Are 2/3 and 4/6 the same amount? Explain why or why not.

Same Denominator — Easy

Adding Fractions with the Same Denominator

When two fractions have the same denominator, adding them is simple: just add the numerators.


1/5 + 2/5 = 3/5


Why? Because both fractions are counting the same-size pieces (fifths). One fifth plus two fifths equals three fifths — just like 1 apple plus 2 apples equals 3 apples.


The denominator stays the same. You do NOT add the denominators.

- 1/5 + 2/5 = 3/5 (correct)

- 1/5 + 2/5 = 3/10 (WRONG — a common mistake)

Different Denominators — The Key Step

Adding Fractions with Different Denominators

What about 1/4 + 1/3?


You cannot just add the numerators because the pieces are different sizes — fourths and thirds are not the same thing.


You need a common denominator — a number that both 4 and 3 divide into evenly.

The smallest common denominator for 4 and 3 is 12.


Convert both fractions:

- 1/4 = 3/12 (multiply top and bottom by 3)

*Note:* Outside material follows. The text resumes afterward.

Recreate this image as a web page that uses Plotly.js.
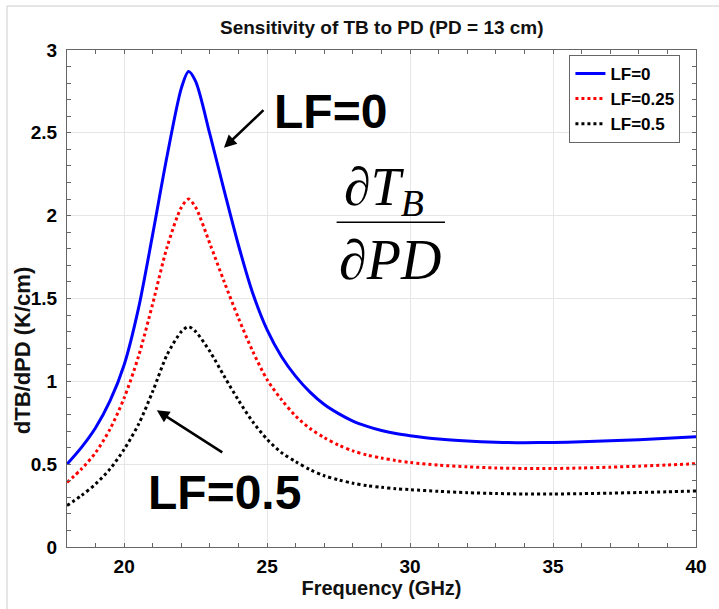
<!DOCTYPE html>
<html>
<head>
<meta charset="utf-8">
<script src="https://cdn.plot.ly/plotly-3.0.1.min.js"></script>
<style>html,body{margin:0;padding:0;background:#fff;}#chart{width:719px;height:609px;}</style>
</head>
<body>
<div id="chart"></div>
<script>
const freq = [18, 18.5, 19, 19.5, 20, 20.5, 21, 21.5, 22, 22.25, 22.5, 23, 23.5, 24, 24.5, 25, 25.5, 26, 26.5, 27, 27.5, 28, 28.5, 29, 29.5, 30, 31, 32, 33, 34, 35, 36, 37, 38, 39, 40];
const lf0 = [0.50, 0.60, 0.72, 0.88, 1.10, 1.44, 1.89, 2.36, 2.77, 2.87, 2.81, 2.49, 2.15, 1.82, 1.53, 1.31, 1.15, 1.03, 0.935, 0.86, 0.805, 0.76, 0.728, 0.703, 0.685, 0.672, 0.652, 0.64, 0.633, 0.63, 0.631, 0.635, 0.641, 0.648, 0.656, 0.665];
const lf025 = [0.39, 0.47, 0.57, 0.71, 0.90, 1.15, 1.47, 1.81, 2.05, 2.10, 2.05, 1.83, 1.60, 1.38, 1.18, 1.01, 0.89, 0.79, 0.715, 0.66, 0.615, 0.58, 0.555, 0.537, 0.522, 0.51, 0.494, 0.484, 0.477, 0.474, 0.474, 0.477, 0.482, 0.488, 0.495, 0.503];
const lf05 = [0.25, 0.31, 0.38, 0.47, 0.59, 0.74, 0.94, 1.16, 1.30, 1.33, 1.30, 1.18, 1.03, 0.885, 0.755, 0.65, 0.57, 0.515, 0.467, 0.43, 0.405, 0.385, 0.37, 0.36, 0.352, 0.346, 0.336, 0.328, 0.323, 0.32, 0.32, 0.322, 0.325, 0.329, 0.333, 0.338];
const seriesNames = ['LF=0', 'LF=0.25', 'LF=0.5'];
const xTicks = [20, 25, 30, 35, 40];
const yTicks = [0, 0.5, 1, 1.5, 2, 2.5, 3];
const yTickText = ['0', '0.5', '1', '1.5', '2', '2.5', '3'];

const F = 'Liberation Sans, Arial, sans-serif';
const SERIF = 'Liberation Serif, Times New Roman, serif';
const traces = [
  {x: freq, y: lf0, name: seriesNames[0], mode: 'lines', line: {color: '#0000ff', width: 3, shape: 'spline', smoothing: 0.8}},
  {x: freq, y: lf025, name: seriesNames[1], mode: 'lines', line: {color: '#ff0000', width: 3, dash: 'dot', shape: 'spline', smoothing: 0.8}},
  {x: freq, y: lf05, name: seriesNames[2], mode: 'lines', line: {color: '#000000', width: 3, dash: 'dot', shape: 'spline', smoothing: 0.8}}
];
const axisCommon = {
  showline: true, linecolor: '#666', linewidth: 1, mirror: 'allticks',
  ticks: 'inside', ticklen: 4, tickcolor: '#666',
  showgrid: true, gridcolor: '#e6e6e6', gridwidth: 1, zeroline: false,
  tickfont: {family: F, size: 19, color: '#000', weight: 'bold'}
};
const layout = {
  width: 719, height: 609,
  margin: {l: 67, r: 23, t: 50, b: 62},
  paper_bgcolor: '#fff', plot_bgcolor: '#fff',
  title: {text: 'Sensitivity of TB to PD (PD = 13 cm)', x: 0.531, xanchor: 'center', y: 0.955, yanchor: 'middle',
          font: {family: F, size: 19, color: '#111', weight: 'bold'}},
  xaxis: Object.assign({}, axisCommon, {
    range: [18, 40], tickvals: xTicks, ticklabelstandoff: 2,
    minor: {dtick: 1, ticks: 'inside', ticklen: 4, tickcolor: '#666', showgrid: false},
    title: {text: 'Frequency (GHz)', standoff: 0, font: {family: F, size: 20, color: '#111', weight: 'bold'}}
  }),
  yaxis: Object.assign({}, axisCommon, {
    range: [0, 3], tickvals: yTicks, ticktext: yTickText, ticklabelstandoff: 5,
    minor: {dtick: 0.1, ticks: 'inside', ticklen: 4, tickcolor: '#666', showgrid: false}
  }),
  showlegend: true,
  legend: {x: 0.887, y: 0.99, xanchor: 'center', yanchor: 'top', bgcolor: '#fff', bordercolor: '#666', borderwidth: 1,
           font: {family: F, size: 17, color: '#000', weight: 'bold'}, tracegroupgap: 0, itemwidth: 30},
  annotations: [
    {x: -0.0715, y: 0.394, xref: 'paper', yref: 'paper', text: '<b>dTB/dPD (K/cm)</b>', textangle: -90, showarrow: false,
     xanchor: 'center', yanchor: 'middle', font: {family: F, size: 22, color: '#111'}},
    {x: 27.2, y: 2.63, xref: 'x', yref: 'y', text: '<b>LF=0</b>', showarrow: false, font: {family: F, size: 48, color: '#000'}},
    {x: 23.52, y: 0.33, xref: 'x', yref: 'y', text: '<b>LF=0.5</b>', showarrow: false, font: {family: F, size: 48, color: '#000'}},
    {x: 23.49, y: 2.41, xref: 'x', yref: 'y', text: '', showarrow: true, arrowhead: 2, arrowsize: 1, arrowwidth: 2.5, arrowcolor: '#000', ax: 41, ay: -39},
    {x: 21.14, y: 0.825, xref: 'x', yref: 'y', text: '', showarrow: true, arrowhead: 2, arrowsize: 1, arrowwidth: 2.5, arrowcolor: '#000', ax: 67, ay: 43},
    {x: 29.1, y: 2.15, xref: 'x', yref: 'y', text: '<i>∂T<sub>B</sub></i>', showarrow: false, font: {family: SERIF, size: 54, color: '#000'}},
    {x: 29.3, y: 1.73, xref: 'x', yref: 'y', text: '<i>∂PD</i>', showarrow: false, font: {family: SERIF, size: 56, color: '#000'}}
  ],
  shapes: [
    {type: 'line', xref: 'x', yref: 'y', x0: 27.43, x1: 31.22, y0: 1.96, y1: 1.96, line: {color: '#000', width: 1.5}},
    {type: 'line', xref: 'paper', yref: 'paper', x0: -0.0954, x1: -0.0954, y0: -0.2, y1: 1.0885, line: {color: '#ccc', width: 1}},
    {type: 'line', xref: 'paper', yref: 'paper', x0: -0.0954, x1: 1.1, y0: 1.0885, y1: 1.0885, line: {color: '#ccc', width: 1}}
  ]
};
Plotly.newPlot('chart', traces, layout, {displayModeBar: false, staticPlot: true});
</script>
</body>
</html>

- 1/3 = 4/12 (multiply top and bottom by 4)


Now add: 3/12 + 4/12 = 7/12


The key idea: make the pieces the same size first, then add.

What is 1/4 + 1/3? Walk through your thinking step by step.

Fractions Everywhere

Fractions in the Wild

Fractions are not just a school topic — they show up constantly in real life.

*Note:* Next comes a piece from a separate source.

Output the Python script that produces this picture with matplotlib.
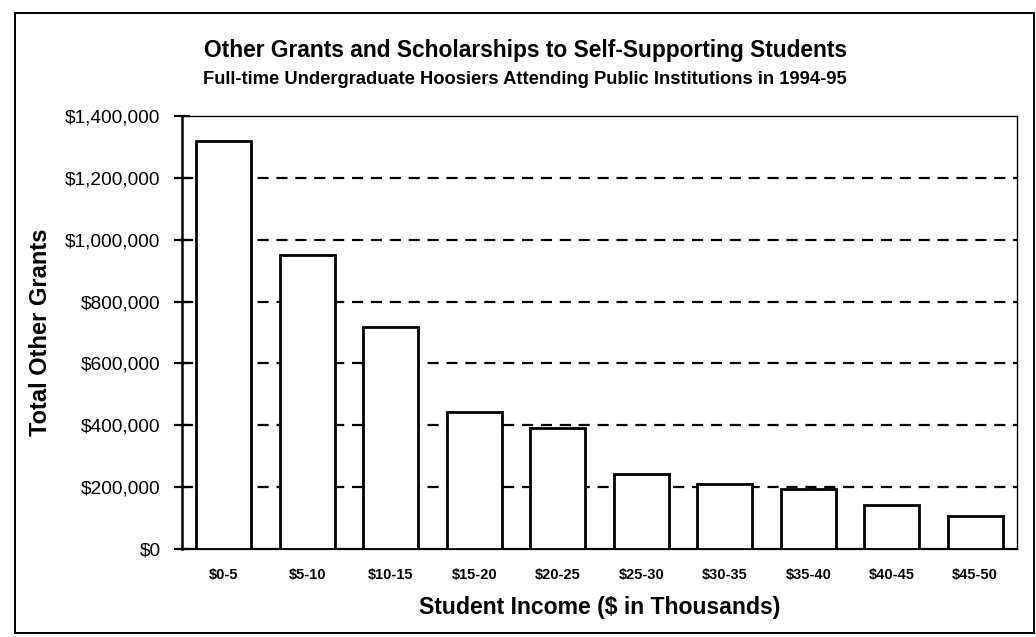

Cooking: A recipe calls for 3/4 cup of flour. You want to double it — that is 3/4 + 3/4 = 6/4 = 1 1/2 cups.


Building: A board is 5/8 of an inch thick. You stack two — that is 10/8 = 1 1/4 inches.


Music: Most popular songs are in 4/4 time — four beats per measure. A waltz is in 3/4 time — three beats per measure. The fraction tells musicians how to count.

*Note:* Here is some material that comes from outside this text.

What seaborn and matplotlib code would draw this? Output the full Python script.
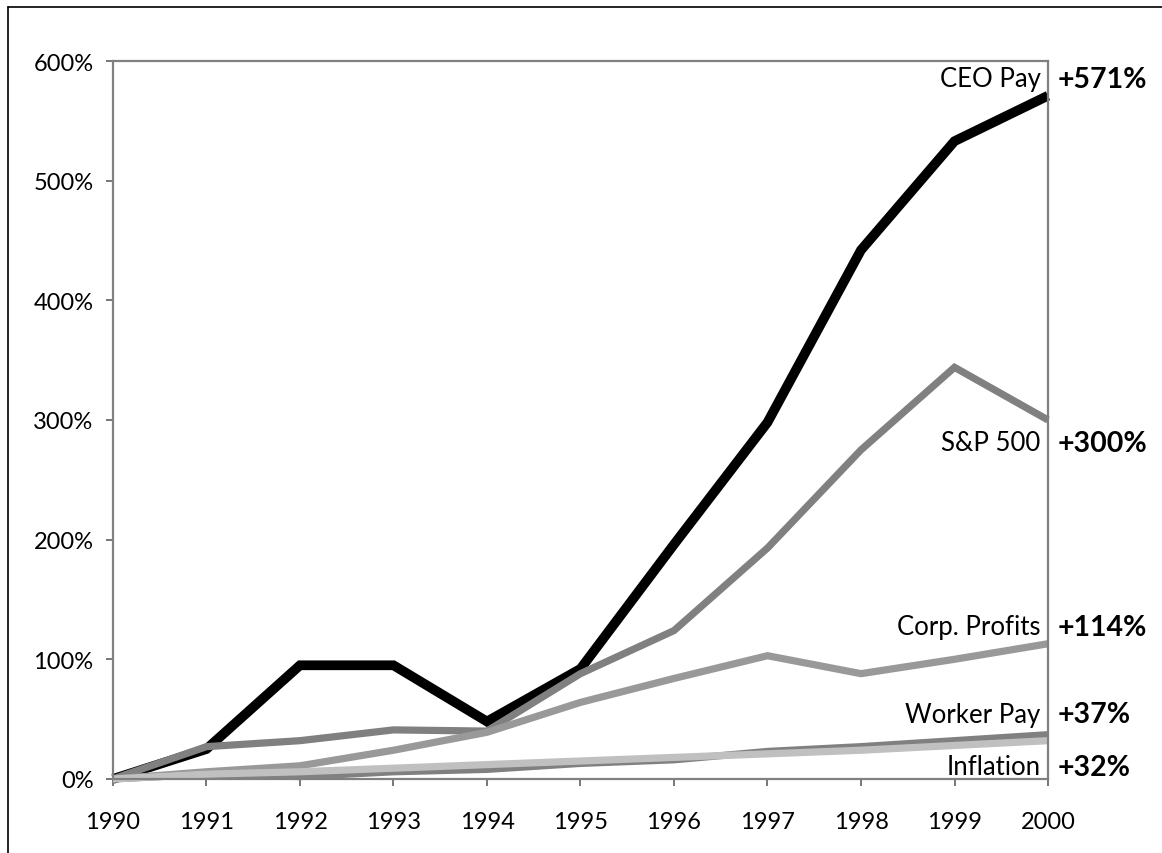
import pandas as pd
import matplotlib.pyplot as plt
import matplotlib.lines as mlines
import seaborn as sns
from matplotlib.ticker import FuncFormatter

# dati (variazione % rispetto al 1990)
years = list(range(1990, 2001))
ceo_pay = [0, 25, 95, 95, 48, 92, 196, 298, 442, 533, 571]
sp500 = [0, 27, 32, 41, 40, 88, 124, 193, 275, 344, 300]
corp_profits = [0, 6, 11, 24, 39, 64, 84, 103, 88, 100, 113]
worker_pay = [0, 4, 2, 6, 8, 13, 16, 23, 27, 32, 37]
inflation = [0, 4, 6, 9, 12, 15, 18, 21, 24, 28, 32]

series_names = ["CEO Pay", "S&P 500", "Corp. Profits", "Worker Pay", "Inflation"]
end_labels = ["+571%", "+300%", "+114%", "+37%", "+32%"]

df = pd.DataFrame({"Year": years, "CEO Pay": ceo_pay, "S&P 500": sp500,
                   "Corp. Profits": corp_profits, "Worker Pay": worker_pay,
                   "Inflation": inflation})
long_df = df.melt(id_vars="Year", var_name="Series", value_name="Change")

sns.set_style("white")
plt.rcParams["font.family"] = ["Lato", "DejaVu Sans"]

colors = {"CEO Pay": "#000000", "S&P 500": "#808080", "Corp. Profits": "#999999",
          "Worker Pay": "#808080", "Inflation": "#c0c0c0"}
widths = {"CEO Pay": 7.0, "S&P 500": 5.2, "Corp. Profits": 5.2,
          "Worker Pay": 5.2, "Inflation": 5.2}
# posizione verticale delle etichette a destra (in % sull'asse)
label_y = {"CEO Pay": 585, "S&P 500": 281, "Corp. Profits": 127,
           "Worker Pay": 54, "Inflation": 10}

fig = plt.figure(figsize=(11.62, 8.54), dpi=100)
ax = fig.add_axes([0.0972, 0.0867, 0.8047, 0.8407])

for name in series_names:
    sub = long_df[long_df["Series"] == name]
    sns.lineplot(data=sub, x="Year", y="Change", color=colors[name],
                 linewidth=widths[name], ax=ax, clip_on=False,
                 solid_capstyle="butt", solid_joinstyle="miter")

ax.set_xlim(1990, 2000)
ax.set_ylim(0, 600)
ax.set_xticks(years)
ax.set_yticks(range(0, 601, 100))
ax.yaxis.set_major_formatter(FuncFormatter(lambda v, p: f"{int(v)}%"))
ax.set_xlabel("")
ax.set_ylabel("")

for side in ["left", "right", "top", "bottom"]:
    ax.spines[side].set_visible(True)
    ax.spines[side].set_color("#808080")
    ax.spines[side].set_linewidth(1.6)

ax.tick_params(axis="both", which="both", direction="out", length=5,
               width=1.2, color="#606060", labelsize=17, labelcolor="black")
ax.tick_params(axis="y", left=True, pad=9)
ax.tick_params(axis="x", bottom=True, pad=18)

for name, lab in zip(series_names, end_labels):
    ax.text(1999.92, label_y[name], name, ha="right", va="center",
            fontsize=18.5, color="black")
    ax.text(2000.1, label_y[name], lab, ha="left", va="center",
            fontsize=20.5, fontweight="bold", color="black", clip_on=False)

# cornice esterna (tagliata come nell'originale)
fig.add_artist(mlines.Line2D([8 / 1162, 1.0], [1 - 8 / 854, 1 - 8 / 854],
                             color="black", linewidth=1.2, transform=fig.transFigure))
fig.add_artist(mlines.Line2D([8 / 1162, 8 / 1162], [0.0, 1 - 8 / 854],
                             color="black", linewidth=1.2, transform=fig.transFigure))

fig.savefig("out.png", dpi=100)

Sports: A basketball player makes 7 out of 10 free throws. Their free throw fraction is 7/10, or 70%.

Here is a real problem: a recipe calls for 2/3 cup of sugar, but you only want to make HALF the recipe. How much sugar do you need? Show your work.

Put It All Together

Challenge Problem

You are ready for this. Use everything you have learned — equivalent fractions, common denominators, and adding fractions.


Here is the problem:


You and two friends are painting a fence. You paint 1/4 of the fence. Your first friend paints 1/3 of the fence. Your second friend paints 1/6 of the fence. What fraction of the fence did the three of you paint together? Is the fence finished?


Take your time. Show each step.

Solve the fence-painting problem. What fraction of the fence is painted? Is it finished?

What You Learned

Well Done

Today you covered a lot of ground:

- Numerator and denominator — what the top and bottom numbers mean

- Equivalent fractions — same value, different form

- Adding fractions — find a common denominator first, then add the numerators

- Real-world applications — cooking, building, music, and more


These same fraction skills are the foundation of algebra, physics, chemistry, and engineering. Every time you see a fraction from now on, you will know exactly what it means.

What is one thing from this lesson that clicked for you, or one thing you want to practice more?